Monday, February 17, 2014
Franchise/transition tags: Redskins
By John Keim
Brian Orakpo will get paid this offseason. If Paul Kruger averaged $8 million a year in a deal with Cleveland last offseason, then Orakpo, who is considered the top outside linebacker available, should eclipse that mark.
The question is, will it be the Redskins who give that money to him? Their coaches talk as though Orakpo will be back, and defensive coordinator Jim Haslett has called him a top priority. They want to re-sign him, knowing that it will be costly. But life in a 3-4 defensive scheme demands having two linebackers who can rush the passer, and that means spending money at this position.
If the Redskins don’t think they can agree on a long-term deal, then, yes, the franchise tag, which can be used starting Monday, is a strong option. Here are the different types of franchise tags they could use.
The Redskins have used the tag only three previous times since it came to fruition in 1993. Only once has a player they used the tag on actually played for them the following season.
They tagged defensive lineman Sean Gilbert in 1997, causing him to sit out the entire season. They tagged him again in 1998 and that offseason swiped two first-round picks from Carolina in exchange for him. They also used it on corner Champ Bailey in 2004 before trading him to Denver. And they used it on tight end Fred Davis in 2012.
If the Redskins decide to tag Orakpo, it would cost them approximately $10.5 million in cap space this year. The benefit is that they could get another year of his services, possibly to see whether his strong finish leads into a bigger season. Of course, if that happens, his price tag would increase in 2015. Still, keep in mind that other players will need to be addressed in the next few years: left tackle Trent Williams, quarterback Robert Griffin III, running back Alfred Morris, receiver Pierre Garcon and linebacker Ryan Kerrigan.
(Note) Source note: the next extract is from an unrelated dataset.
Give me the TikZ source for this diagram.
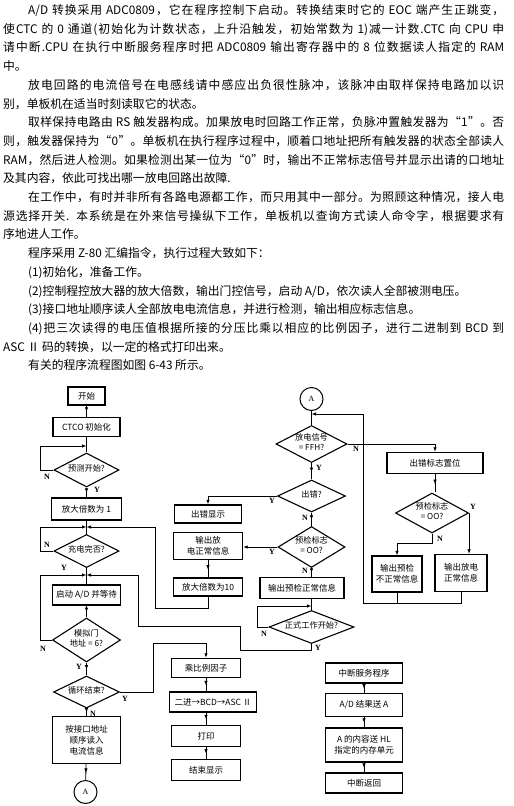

The coaches like Orakpo and consider him a good all-around linebacker, and he has been their best pass-rusher -- and in the second half of 2013, he was their best defensive player. Haslett said that the Redskins did not let the outside linebackers -- Orakpo and Kerrigan -- rush with abandon on enough occasions and that they want to turn them loose more this season.
The problem for Orakpo is that he has just one career interception and six forced fumbles in 64 career games. That’s not a lot of game-changing plays. To pay someone more than $10 million per year, you’d like more of those plays. By comparison, in 69 career games, Green Bay’s Clay Matthews has 50 sacks, four interceptions and 10 forced fumbles. His contract will average around $13 million over the next five years if he plays to the end of his deal.
So paying Orakpo somewhere between Kruger and Matthews would be acceptable. Considering the Redskins could have approximately $30 million in cap space, they likely won’t let Orakpo get away unless they have a good alternative. Losing him would weaken an important spot in a 3-4 defense. They might not have to use the franchise tag, but it’s a legitimate tool to keep him around.